▶ _SOURCE DATA_
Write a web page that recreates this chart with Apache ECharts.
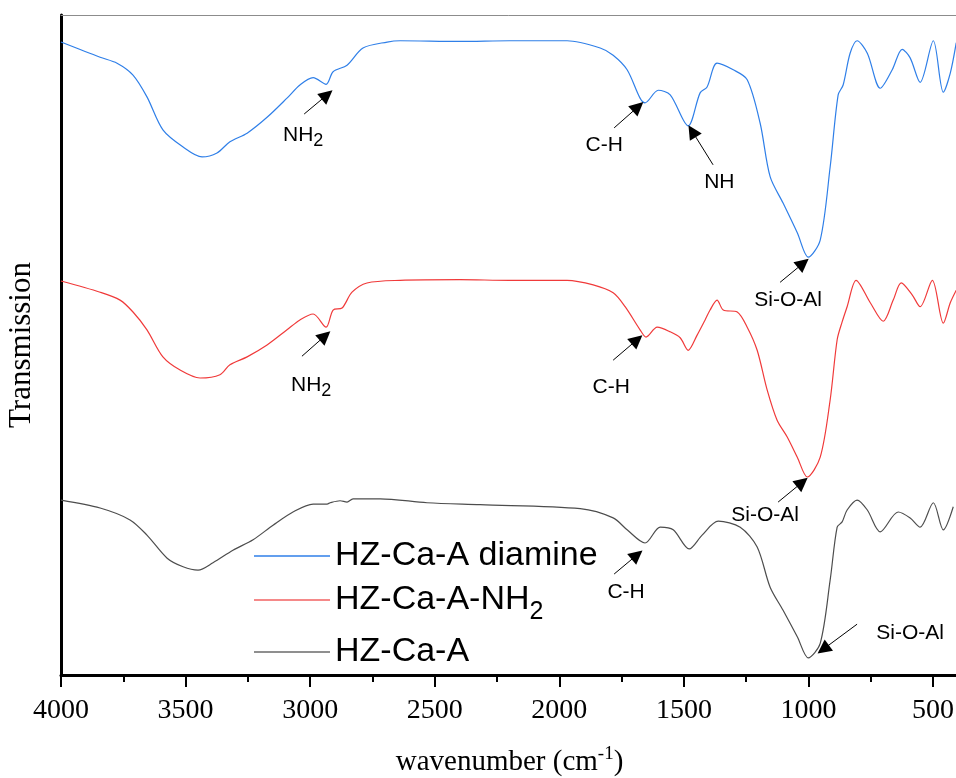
<!DOCTYPE html>
<html>
<head>
<meta charset="utf-8">
<script src="https://cdn.jsdelivr.net/npm/echarts@6/dist/echarts.min.js"></script>
<style>
html,body{margin:0;padding:0;background:#fff;}
#main{width:956px;height:778px;}
</style>
</head>
<body>
<div id="main"></div>
<script>
// wavenumber (cm-1) and transmission (a.u., 0-100)
var diamineWn = [4000,3843,3775,3711,3655,3591,3510,3434,3374,3322,3253,3173,3093,3041,2988,2936,2908,2852,2788,2691,2639,2400,2200,1969,1836,1784,1728,1676,1656,1603,1555,1483,1435,1407,1367,1302,1246,1194,1154,1102,1045,1001,953,913,881,861,833,805,764,712,664,624,592,552,499,459,431,407];
var diamineT  = [95.9,93.6,92.7,90.9,87.6,82.6,80.0,78.5,79.1,80.8,82.1,84.5,87.4,89.4,90.5,89.5,91.4,92.4,95.0,95.9,96.1,96.0,96.1,96.1,95.0,93.9,91.7,87.4,86.7,88.6,87.9,83.2,88.2,89.1,92.7,91.7,90.2,83.6,75.5,71.5,67.0,63.3,65.9,77.0,87.9,89.4,94.2,96.1,94.2,88.9,91.7,94.8,93.5,89.8,96.1,88.3,91.2,95.8];

var nh2Wn = [4000,3843,3763,3711,3655,3591,3522,3442,3362,3322,3253,3173,3093,3041,2988,2936,2908,2872,2832,2772,2639,2400,2200,1969,1864,1784,1736,1676,1652,1607,1555,1515,1483,1447,1415,1395,1367,1342,1286,1246,1206,1166,1126,1086,1045,1005,953,913,885,865,845,809,752,700,660,628,584,552,503,459,431,407];
var nh2T  = [59.7,58.0,56.8,55.0,52.3,48.2,46.2,45.0,45.5,47.0,48.2,50.0,52.3,53.8,54.7,52.7,55.3,55.6,58.0,59.4,59.8,59.9,59.8,59.8,59.1,57.9,55.8,52.3,51.2,52.7,52.0,51.1,49.2,51.5,53.8,55.3,56.8,55.3,55.0,52.7,49.2,43.2,38.6,36.1,33.0,30.0,33.0,41.7,50.8,53.5,55.8,59.8,56.4,53.6,56.8,59.4,57.6,55.8,59.8,53.3,56.4,58.3];

var caWn = [4000,3843,3723,3655,3574,3510,3450,3390,3310,3229,3149,3069,2988,2932,2920,2880,2852,2828,2719,2531,2318,1916,1784,1728,1656,1595,1543,1479,1427,1362,1274,1206,1154,1102,1045,1001,953,913,885,865,845,805,764,712,640,592,552,499,459,419];
var caT  = [26.5,25.3,23.5,21.2,17.7,16.4,15.9,17.0,18.9,20.5,22.7,24.7,25.9,25.9,26.1,26.4,26.2,26.7,26.7,26.1,25.8,25.2,23.8,22.0,20.0,22.4,22.0,19.1,21.2,23.3,22.4,19.4,13.3,9.8,5.8,2.6,4.8,14.4,22.4,23.2,25.0,26.5,25.0,21.7,24.7,23.8,22.4,26.1,22.0,25.5];

var seriesNames = ['HZ-Ca-A diamine','HZ-Ca-A-NH\u2082','HZ-Ca-A'];
var majorTicks = [500,1000,1500,2000,2500,3000,3500,4000];
var minorTicks = [750,1250,1750,2250,2750,3250,3750];

// band assignments
var annoText  = ['NH{sub|2}','C-H','NH','Si-O-Al','NH{sub|2}','C-H','Si-O-Al','C-H','Si-O-Al'];
var annoAt    = [[3028,81.8],[1820,80.3],[1358,74.7],[1082,56.8],[2996,43.9],[1792,43.6],[1174,24.2],[1732,12.6],[592,6.4]];
var arrowTail = [[3024,85.0],[1780,82.9],[1383,77.3],[1114,59.5],[3033,48.3],[1784,47.7],[1122,26.2],[1780,15.3],[805,7.7]];
var arrowTip  = [[2932,87.9],[1684,86.1],[1467,82.4],[1021,62.4],[2940,51.4],[1688,50.8],[1025,29.2],[1688,18.2],[941,3.9]];

function zip(a,b){
  var out=[];
  for(var i=0;i<a.length;i++){ out.push([a[i],b[i]]); }
  return out;
}

var myChart = echarts.init(document.getElementById('main'));

var serif = 'Liberation Serif';
var sans = 'Liberation Sans';

var option = {
  animation:false,
  grid:{ left:61, right:-2, top:15, bottom:103, containLabel:false, outerBoundsMode:'none' },
  legend:{
    data: seriesNames,
    orient:'vertical',
    left:249, top:534,
    icon:'rect',
    itemWidth:76, itemHeight:1.3, itemGap:10,
    formatter:function(name){
      return name === 'HZ-Ca-A-NH\u2082' ? 'HZ-Ca-A-NH{sub|2}' : name;
    },
    textStyle:{
      fontFamily:sans, fontSize:34, color:'#000',
      rich:{ sub:{ fontFamily:sans, fontSize:25, padding:[25,0,0,0], color:'#000' } }
    }
  },
  xAxis:[
    {
      type:'value', position:'bottom', inverse:true, min:400, max:4000,
      axisLine:{ show:true, lineStyle:{ color:'#000', width:3 } },
      axisTick:{ show:true, inside:false, length:12, customValues:majorTicks, lineStyle:{ color:'#000', width:2 } },
      axisLabel:{ customValues:majorTicks, margin:22, fontFamily:serif, fontSize:28, color:'#000',
        formatter:function(v){ return String(v); } },
      splitLine:{ show:false },
      name:'wavenumber (cm{sup|-1})',
      nameLocation:'middle', nameGap:70,
      nameTextStyle:{ fontFamily:serif, fontSize:29, color:'#000',
        rich:{ sup:{ fontFamily:serif, fontSize:19, padding:[0,0,16,0], color:'#000' } } }
    },
    {
      type:'value', position:'bottom', inverse:true, min:400, max:4000,
      axisLine:{ show:false },
      axisTick:{ show:true, inside:false, length:7, customValues:minorTicks, lineStyle:{ color:'#000', width:2 } },
      axisLabel:{ show:false },
      splitLine:{ show:false }
    },
    {
      type:'value', position:'top', inverse:true, min:400, max:4000,
      axisLine:{ show:true, lineStyle:{ color:'#8c8c8c', width:1 } },
      axisTick:{ show:false }, axisLabel:{ show:false }, splitLine:{ show:false }
    }
  ],
  yAxis:{
    type:'value', min:0, max:100,
    axisLine:{ show:true, lineStyle:{ color:'#000', width:3 } },
    axisTick:{ show:false }, axisLabel:{ show:false }, splitLine:{ show:false },
    name:'Transmission', nameLocation:'middle', nameGap:24,
    nameTextStyle:{ fontFamily:serif, fontSize:31, color:'#000' }
  },
  series:[
    {
      name:seriesNames[0], type:'line', data:zip(diamineWn,diamineT),
      smooth:0.3, symbol:'none', lineStyle:{ color:'#2f7fe8', width:1.2 }, itemStyle:{ color:'#2f7fe8' }
    },
    {
      name:seriesNames[1], type:'line', data:zip(nh2Wn,nh2T),
      smooth:0.3, symbol:'none', lineStyle:{ color:'#f03a3a', width:1.2 }, itemStyle:{ color:'#f26262' }
    },
    {
      name:seriesNames[2], type:'line', data:zip(caWn,caT),
      smooth:0.3, symbol:'none', lineStyle:{ color:'#4d4d4d', width:1.2 }, itemStyle:{ color:'#6a6a6a' }
    },
    {
      name:'arrows', type:'lines', coordinateSystem:'cartesian2d',
      symbol:['none','triangle'], symbolSize:[9,14],
      lineStyle:{ color:'#000', width:1, opacity:1 },
      data: arrowTail.map(function(p,i){ return { coords:[p, arrowTip[i]] }; }),
      silent:true, z:5
    },
    {
      name:'labels', type:'scatter', symbolSize:0,
      itemStyle:{ opacity:1 },
      data: annoAt.map(function(p,i){ return { value:p, text:annoText[i] }; }),
      label:{
        show:true, position:'inside', color:'#000', fontFamily:sans, fontSize:21,
        formatter:function(p){ return p.data.text; },
        rich:{ sub:{ fontFamily:sans, fontSize:18, padding:[12,0,0,0], color:'#000' } }
      },
      silent:true, z:5
    }
  ]
};
myChart.setOption(option);
</script>
</body>
</html>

▶ _THE TASK_
Repeat the lines of the listing above verbatim, beginning at its first line and ending at the line containing "var minorTicks = [750,1250,1750,2250,2750,3250,3750];", which is included. Omit pictures.

▶ _THE COMPLETED TASK_
Write a web page that recreates this chart with Apache ECharts.
<!DOCTYPE html>
<html>
<head>
<meta charset="utf-8">
<script src="https://cdn.jsdelivr.net/npm/echarts@6/dist/echarts.min.js"></script>
<style>
html,body{margin:0;padding:0;background:#fff;}
#main{width:956px;height:778px;}
</style>
</head>
<body>
<div id="main"></div>
<script>
// wavenumber (cm-1) and transmission (a.u., 0-100)
var diamineWn = [4000,3843,3775,3711,3655,3591,3510,3434,3374,3322,3253,3173,3093,3041,2988,2936,2908,2852,2788,2691,2639,2400,2200,1969,1836,1784,1728,1676,1656,1603,1555,1483,1435,1407,1367,1302,1246,1194,1154,1102,1045,1001,953,913,881,861,833,805,764,712,664,624,592,552,499,459,431,407];
var diamineT  = [95.9,93.6,92.7,90.9,87.6,82.6,80.0,78.5,79.1,80.8,82.1,84.5,87.4,89.4,90.5,89.5,91.4,92.4,95.0,95.9,96.1,96.0,96.1,96.1,95.0,93.9,91.7,87.4,86.7,88.6,87.9,83.2,88.2,89.1,92.7,91.7,90.2,83.6,75.5,71.5,67.0,63.3,65.9,77.0,87.9,89.4,94.2,96.1,94.2,88.9,91.7,94.8,93.5,89.8,96.1,88.3,91.2,95.8];

var nh2Wn = [4000,3843,3763,3711,3655,3591,3522,3442,3362,3322,3253,3173,3093,3041,2988,2936,2908,2872,2832,2772,2639,2400,2200,1969,1864,1784,1736,1676,1652,1607,1555,1515,1483,1447,1415,1395,1367,1342,1286,1246,1206,1166,1126,1086,1045,1005,953,913,885,865,845,809,752,700,660,628,584,552,503,459,431,407];
var nh2T  = [59.7,58.0,56.8,55.0,52.3,48.2,46.2,45.0,45.5,47.0,48.2,50.0,52.3,53.8,54.7,52.7,55.3,55.6,58.0,59.4,59.8,59.9,59.8,59.8,59.1,57.9,55.8,52.3,51.2,52.7,52.0,51.1,49.2,51.5,53.8,55.3,56.8,55.3,55.0,52.7,49.2,43.2,38.6,36.1,33.0,30.0,33.0,41.7,50.8,53.5,55.8,59.8,56.4,53.6,56.8,59.4,57.6,55.8,59.8,53.3,56.4,58.3];

var caWn = [4000,3843,3723,3655,3574,3510,3450,3390,3310,3229,3149,3069,2988,2932,2920,2880,2852,2828,2719,2531,2318,1916,1784,1728,1656,1595,1543,1479,1427,1362,1274,1206,1154,1102,1045,1001,953,913,885,865,845,805,764,712,640,592,552,499,459,419];
var caT  = [26.5,25.3,23.5,21.2,17.7,16.4,15.9,17.0,18.9,20.5,22.7,24.7,25.9,25.9,26.1,26.4,26.2,26.7,26.7,26.1,25.8,25.2,23.8,22.0,20.0,22.4,22.0,19.1,21.2,23.3,22.4,19.4,13.3,9.8,5.8,2.6,4.8,14.4,22.4,23.2,25.0,26.5,25.0,21.7,24.7,23.8,22.4,26.1,22.0,25.5];

var seriesNames = ['HZ-Ca-A diamine','HZ-Ca-A-NH\u2082','HZ-Ca-A'];
var majorTicks = [500,1000,1500,2000,2500,3000,3500,4000];
var minorTicks = [750,1250,1750,2250,2750,3250,3750];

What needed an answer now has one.